The president's speech and initiatives drew praise from some advocates, criticism from others who complained that Bush's language was not fully supported by his numbers, which they asserted were reached in part by repackaging previous pledges.
His address "touched on all the right levers for enhancing development," said Susan Rice, who was assistant secretary of state for Africa under President Clinton. "The bad news is when you look at the numbers ... it's a whole lot of smoke and mirrors, and it's frankly misrepresenting where we are and misleading about where we're going."
Several independent analysts said Bush's pledge would not likely satisfy British Prime Minister Tony Blair's request for an overall doubling of development assistance from wealthy nations by 2010 and a tripling by 2015.

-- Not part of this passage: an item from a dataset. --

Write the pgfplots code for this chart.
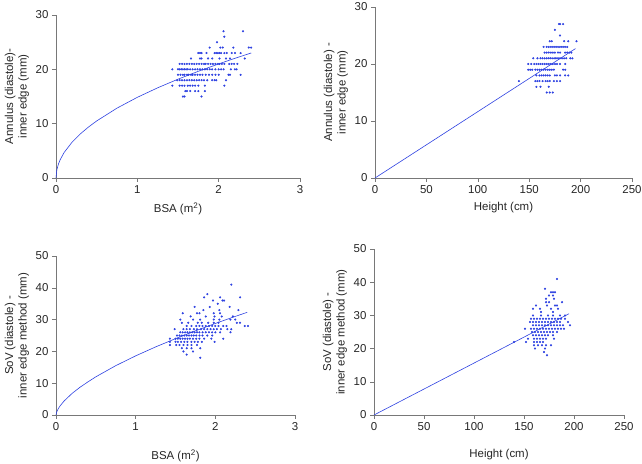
\documentclass[border=0pt]{standalone}
\usepackage{pgfplots}
\pgfplotsset{compat=1.18}
\usepackage{fontspec}
\setmainfont{Liberation Sans}
\definecolor{pt}{RGB}{45,65,225}
\definecolor{axg}{RGB}{120,120,120}
\pgfplotsset{myax/.style={
  scale only axis, axis lines=left, axis line style={-,axg,line width=0.6pt},
  tick style={axg,line width=0.6pt}, tick align=outside, major tick length=4bp,
  xmin=0, ymin=0, anchor=south west, clip=false,
  tick label style={font=\fontsize{11.5}{13}\selectfont, color=black!85},
  label style={font=\fontsize{11.5}{13.5}\selectfont, color=black!85},
  ylabel style={align=center},
  /pgf/number format/assume math mode=true,
  every axis plot/.append style={color=pt},
},
sc/.style={only marks, mark=*, mark size=0.85pt, pt},
fit/.style={no marks, pt, line width=0.6pt}}
\begin{document}
\begin{tikzpicture}
\useasboundingbox (0bp,0bp) rectangle (642bp,-464bp);
% ---------- top left ----------
\begin{axis}[myax, at={(56bp,-178bp)}, width=244bp, height=163bp,
  xmax=3, ymax=30, xtick={0,1,2,3}, ytick={0,10,20,30},
  xlabel={BSA (m\textsuperscript{2})}, xlabel style={yshift=-2bp},
  ylabel={Annulus (diastole)-\\inner edge (mm)}]
\addplot[sc] table {
2.06 27
2.30 27
2.07 26
1.98 25
1.89 24
2.02 24
2.05 24
2.18 24
2.37 24
2.40 24
1.75 23
1.77 23
1.79 23
1.85 23
1.95 23
1.97 23
1.99 23
2.01 23
2.03 23
2.07 23
2.10 23
2.16 23
2.20 23
2.27 23
1.66 22
1.77 22
1.79 22
1.87 22
1.92 22
2.01 22
2.09 22
2.14 22
2.32 22
1.52 21
1.55 21
1.58 21
1.61 21
1.64 21
1.67 21
1.70 21
1.73 21
1.76 21
1.79 21
1.82 21
1.84 21
1.87 21
1.90 21
1.93 21
1.96 21
1.99 21
2.01 21
2.04 21
2.07 21
2.13 21
2.16 21
2.19 21
2.23 21
1.43 20
1.50 20
1.52 20
1.54 20
1.56 20
1.58 20
1.60 20
1.62 20
1.65 20
1.68 20
1.71 20
1.74 20
1.77 20
1.80 20
1.83 20
1.86 20
1.89 20
1.92 20
1.96 20
2.00 20
2.03 20
2.06 20
2.15 20
2.20 20
2.22 20
1.50 19
1.53 19
1.56 19
1.58 19
1.61 19
1.63 19
1.66 19
1.68 19
1.71 19
1.74 19
1.77 19
1.80 19
1.84 19
1.88 19
1.92 19
1.96 19
2.00 19
2.12 19
2.14 19
2.27 19
1.49 18
1.52 18
1.55 18
1.58 18
1.61 18
1.64 18
1.67 18
1.70 18
1.73 18
1.76 18
1.79 18
1.82 18
1.86 18
1.92 18
1.95 18
1.97 18
2.09 18
1.43 17
1.52 17
1.55 17
1.58 17
1.62 17
1.65 17
1.68 17
1.71 17
1.75 17
1.83 17
2.07 17
1.59 16
1.61 16
1.65 16
1.71 16
1.75 16
1.83 16
1.56 15
1.58 15
1.79 15
};
\addplot[fit] coordinates {(0,0) (0.01,1.49) (0.03,2.57) (0.05,3.32) (0.1,4.70) (0.2,6.64) (0.3,8.13) (0.4,9.39) (0.5,10.50) (0.75,12.86) (1,14.85) (1.25,16.60) (1.5,18.19) (1.75,19.64) (2,21.00) (2.2,22.03) (2.4,23.01)};
\end{axis}
% ---------- top right ----------
\begin{axis}[myax, at={(375bp,-178bp)}, width=257bp, height=171bp,
  xmax=250, ymax=30, xtick={0,50,100,150,200,250}, ytick={0,10,20,30},
  xlabel={Height (cm)}, xlabel style={yshift=-2bp},
  ylabel={Annulus (diastole) -\\inner edge (mm)}]
\addplot[sc] table {
179 27
180 27
183 27
175 26
180 25
170 24
172 24
184 24
188 24
196 24
164 23
167 23
169 23
171 23
173 23
175 23
177 23
179 23
181 23
183 23
185 23
187 23
165 22
167 22
169 22
171 22
173 22
175 22
178 22
180 22
185 22
187 22
189 22
191 22
154 21
158 21
161 21
163 21
165 21
167 21
169 21
171 21
173 21
175 21
176 21
178 21
180 21
182 21
184 21
186 21
190 21
192 21
149 20
152 20
155 20
157 20
159 20
161 20
163 20
165 20
167 20
169 20
171 20
173 20
175 20
177 20
180 20
185 20
149 19
151 19
153 19
156 19
158 19
160 19
162 19
164 19
166 19
168 19
170 19
172 19
174 19
183 19
185 19
157 18
160 18
162 18
164 18
166 18
168 18
170 18
175 18
177 18
180 18
185 18
188 18
140 17
156 17
158 17
160 17
163 17
166 17
168 17
170 17
174 17
177 17
180 17
157 16
161 16
169 16
167 15
170 15
173 15
};
\addplot[fit] coordinates {(0,0) (195,22.7)};
\end{axis}
% ---------- bottom left ----------
\begin{axis}[myax, at={(56bp,-415bp)}, width=239bp, height=159bp,
  xmax=3, ymax=50, xtick={0,1,2,3}, ytick={0,10,20,30,40,50},
  xlabel={BSA (m\textsuperscript{2})}, xlabel style={yshift=-12bp},
  ylabel={SoV (diastole) -\\inner edge method (mm)}]
\addplot[sc] table {
2.20 41
1.90 38
1.86 37
2.06 37
2.31 37
1.97 36
2.09 36
2.11 36
2.03 35
1.74 34
1.93 34
2.18 34
1.85 33
2.05 33
2.29 33
1.59 32
1.77 32
1.80 32
1.98 32
2.06 32
1.69 31
1.88 31
1.99 31
2.08 31
2.22 31
1.56 30
1.72 30
1.81 30
1.98 30
2.05 30
2.19 30
2.25 30
1.58 29
1.66 29
1.78 29
1.83 29
1.91 29
1.98 29
2.04 29
2.27 29
2.31 29
1.64 28
1.70 28
1.76 28
1.80 28
1.84 28
1.88 28
1.92 28
1.96 28
2.00 28
2.04 28
2.10 28
2.14 28
2.37 28
2.41 28
1.49 27
1.60 27
1.64 27
1.68 27
1.73 27
1.77 27
1.82 27
1.86 27
1.90 27
1.94 27
1.98 27
2.02 27
2.07 27
2.15 27
2.20 27
1.56 26
1.59 26
1.62 26
1.65 26
1.68 26
1.71 26
1.74 26
1.77 26
1.80 26
1.84 26
1.88 26
1.92 26
1.96 26
2.00 26
2.06 26
2.19 26
1.52 25
1.55 25
1.58 25
1.61 25
1.64 25
1.67 25
1.70 25
1.73 25
1.76 25
1.80 25
1.84 25
1.90 25
1.96 25
1.43 24
1.50 24
1.53 24
1.56 24
1.59 24
1.62 24
1.65 24
1.68 24
1.72 24
1.76 24
1.80 24
1.86 24
1.95 24
2.10 24
1.43 23
1.50 23
1.53 23
1.57 23
1.61 23
1.65 23
1.70 23
1.74 23
1.78 23
1.83 23
1.99 23
1.43 22
1.51 22
1.55 22
1.60 22
1.65 22
1.70 22
1.77 22
1.58 21
1.64 21
1.70 21
1.81 21
1.60 20
1.72 20
1.64 19
1.81 18
};
\addplot[fit] coordinates {(0,0) (0.01,1.02) (0.03,2.06) (0.05,2.81) (0.1,4.36) (0.2,6.75) (0.3,8.71) (0.4,10.40) (0.5,12.01) (0.75,15.52) (1,18.60) (1.25,21.41) (1.5,24.01) (1.75,26.47) (2,28.79) (2.2,30.57) (2.4,32.29)};
\end{axis}
% ---------- bottom right ----------
\begin{axis}[myax, at={(374bp,-415bp)}, width=250bp, height=166bp,
  xmax=250, ymax=50, xtick={0,50,100,150,200,250}, ytick={0,10,20,30,40,50},
  xlabel={Height (cm)}, xlabel style={yshift=-12bp},
  ylabel={SoV (diastole) -\\inner edge method (mm)}]
\addplot[sc] table {
183 41
171 38
177 37
179 37
181 37
175 36
179 36
172 35
180 35
172 34
175 34
188 34
162 33
173 33
181 33
183 33
159 32
166 32
177 32
184 32
167 31
179 31
159 30
167 30
174 30
179 30
186 30
191 30
157 29
160 29
163 29
166 29
169 29
172 29
175 29
178 29
181 29
184 29
187 29
191 29
156 28
159 28
162 28
165 28
168 28
171 28
174 28
177 28
180 28
183 28
186 28
194 28
159 27
162 27
165 27
168 27
171 27
174 27
177 27
180 27
183 27
186 27
189 27
196 27
151 26
157 26
160 26
163 26
166 26
169 26
172 26
175 26
178 26
181 26
184 26
187 26
190 26
158 25
161 25
164 25
167 25
170 25
173 25
176 25
179 25
183 25
159 24
162 24
165 24
168 24
171 24
174 24
179 24
154 23
160 23
163 23
166 23
169 23
172 23
180 23
140 22
152 22
160 22
163 22
166 22
169 22
160 21
164 21
168 21
172 21
177 21
161 20
171 20
170 19
173 18
};
\addplot[fit] coordinates {(0,0) (195,30.5)};
\end{axis}
\end{tikzpicture}
\end{document}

Blair's proposal would require an additional $25 billion a year by 2010. So far, European nations have promised to provide $17 billion of that amount. Bush's promise would cover about $4 billion of the remaining $8 billion gap. Analysts said America typically contributes about a quarter of new multilateral aid initiatives.
The centerpiece malaria proposal — which requires congressional approval — would provide indoor spraying, long-lasting insecticide-treated nets and new combination drugs for treatment, Bush said, starting in Tanzania, Uganda and Angola.
The World Health Organization, UNICEF and the Gates Foundation all hailed Bush's program. At the same time, the Global AIDS Alliance, another advocacy group, noted that in the short term the malaria money would merely replenish funds Bush cut in this year's budget.